Le macchie solari sembrano essere circondate
da anelli di luce. Grazie al Precision
Solar Photometric Telescope di Mauna Kea, nelle
Hawaii, gli scienziati del National Center
for Atmospheric Research (NCAR) sono stati in grado
di osservare corone luminose intorno ad almeno otto
delle macchie scure presenti sul Sole.
Le macchie
solari, osservate fin dall’antichità dagli studiosi
cinesi e confermate da Galileo, sono state per lungo
tempo avvolte nel mistero.

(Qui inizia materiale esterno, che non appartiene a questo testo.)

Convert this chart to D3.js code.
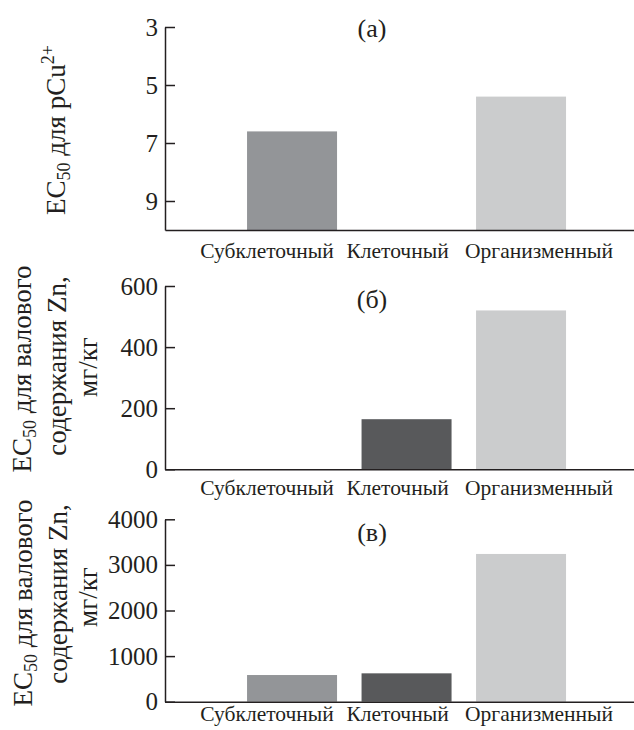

Queste formazioni
rappresentano punti più freddi della superficie solare
con una temperatura inferiore di duemila gradi rispetto
al resto della fotosfera, che brucia normalmente a 5700
gradi. L’aspetto scuro delle macchie è dovuto al mancato
trasporto di calore, soppresso dal forte campo magnetico
interno.
Per anni ci si è chiesto dove finisse il
calore mancante nelle macchie, formulando modelli che
prevedono soprattutto una dispersione uniforme e
ipotizzando, circa 25 anni fa, che il calore non diffuso
avrebbe dovuto apparire come un alone luminoso sulla
superficie solare. Fino a oggi però, gli strumenti a
disposizione e l’interferenza dei flussi magnetici
verticali non avevano mai consentito una loro effettiva
osservazione.
«La presenza di questi anelli luminosi
- scrive Mark Rast nel lavoro pubblicato su «Nature» -
non solo supporta l’idea che le macchie solari appaiano
scure perché il loro campo magnetico blocca il trasporto
del calore, ma gli anelli suggeriscono che si potrebbe
trattare di fenomeni superficiali, oppure che i flussi
convettivi intorno alle macchie conducano il calore alla
superficie in maniera più efficiente di quanto i modelli
attuali siano in grado di prevedere.»
Quest’ultima
ipotesi è la più accreditata dal gruppo di ricercatori
del NCAR. Gli anelli di luce osservati sono dell’1 per
cento più luminosi della fotosfera, compensano solo il
10 per cento dell’energia che manca nelle macchie e sono
tanto più luminosi quanto più grande è la macchia. Il
loro contributo alla quantità di energia che raggiunge
la Terra è trascurabile, ma la loro esistenza potrebbe
portare consistenti novità negli attuali modelli di
diffusione turbolenta. Sebbene abbiano un'intensità
relativamente debole, essi suggeriscono infatti che il
trasporto del calore intorno alle macchie sia un
fenomeno strutturato e potente piuttosto che
uniformemente diffuso come descritto finora.